De quelle manière ? Qu'est-ce qui s'oppose à la possibilité pour l'homme de réaliser pleinement son humanité ?
Nous ne nous attardons pas tant sur les tentations que sur les réponses de Jésus à Satan, car Jésus ne fait rien d'autre que de remettre l'homme à sa juste place dans le projet originel de Dieu, en corrigeant l'image déformée que le diable tente de suggérer.
Tout d'abord, l'homme est celui qui entend la Parole de Dieu et qui en vit (« Jésus lui répondit : Il est écrit : l'homme ne vit pas seulement de pain » - Lc 4:4).
L'évidence dit que l'homme a besoin de nourriture, de pain, pour vivre. Mais ce besoin ne suffit pas à dire qui est l'homme, habité par une faim plus profonde. Et la faim de pain est précisément un signe et une référence à cette faim plus profonde : si nous nous arrêtons à la première, notre vie ne parvient pas à sa plénitude.
La tentation suggère que ces deux besoins sont antagonistes et que le Père ne donnera pas assez de pain : nous devrons nous en procurer nous-mêmes.
Jésus, au contraire, fait confiance et accepte de se laisser nourrir par celui qui a notre vie à cœur.
Deuxièmement, l'homme ne devient roi et seigneur de sa propre vie que lorsqu'il ne se prosterne devant personne d'autre que le Dieu qui l'a créé. S'il pense obtenir gloire et honneur en se prosternant devant le pouvoir, il en devient l'esclave et se perd lui-même (« Si tu te prosternes devant moi, tout sera à toi »). Jésus lui répondit : « Il est écrit : C’est devant le Seigneur ton Dieu que tu te prosterneras, à lui seul tu rendras un culte » (Lc 4, 7-8). La tentation suggère que le pouvoir est plus important que la liberté. Jésus, au contraire, ne marchande avec personne pour la gloire de Dieu, qu’est l'homme libre et vivant.
Enfin, l'homme ne devient pas lui-même s'il agit comme Dieu, s'il défie la limite, s'il va au-delà de ses propres possibilités. Il ne devient pas meilleur s'il fait des choses exceptionnelles, et il n'arrive à rien s'il cherche le regard, l'admiration et l'approbation des autres. Ce n'est pas ainsi qu'il trouvera Dieu, mais dans l'obéissance humble et quotidienne à une loi qui protège l'homme de lui-même, qui le rend capable de relations vraies, de tenir sa place dans le monde.
La tentation suggère que si Dieu est bon, il protégera l'homme à tout prix (« Si tu es le Fils de Dieu, d’ici jette-toi en bas » ... Jésus lui répondit : « Il est dit : Tu ne mettras pas à l'épreuve le Seigneur ton Dieu » (Lc 4,9-12).

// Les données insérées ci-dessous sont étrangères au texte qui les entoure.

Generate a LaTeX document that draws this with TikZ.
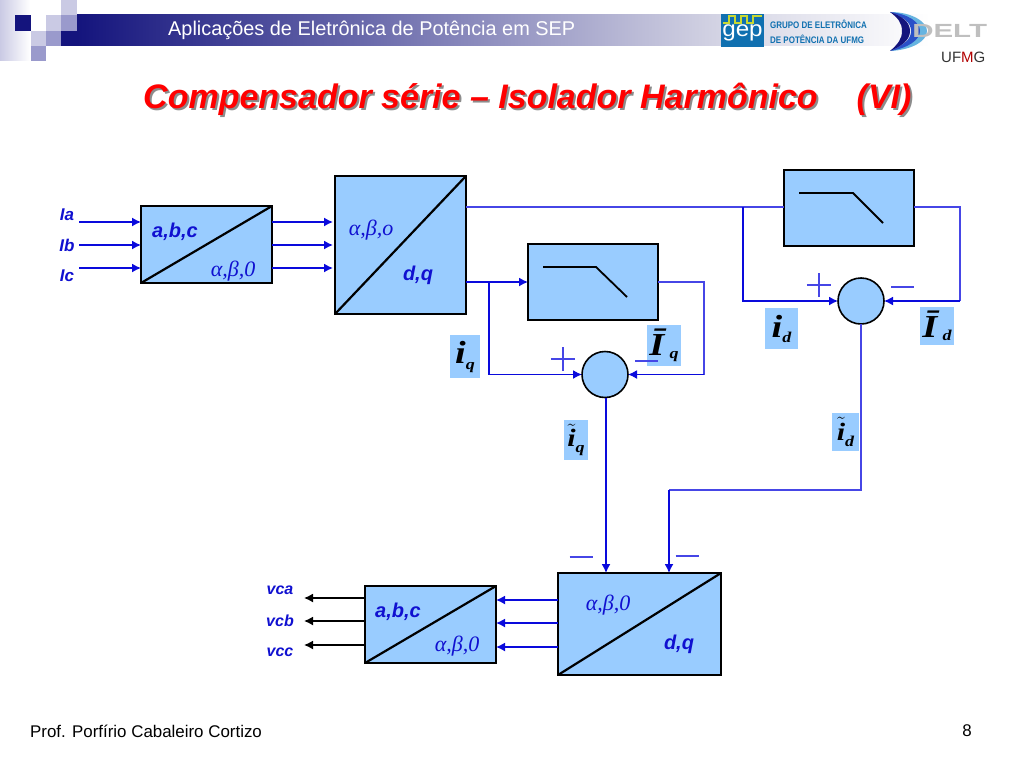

Jésus, au contraire, protège Dieu de toute fausse image que l'homme peut se faire de Lui ; et parce qu'il aime le Père, il lui fait confiance sans lui demander de preuves de sa bonté ; et il le laisse libre d'aimer comme Dieu sait aimer, parce que c'est cet amour, et rien d'autre, qui fait la grandeur de l'homme.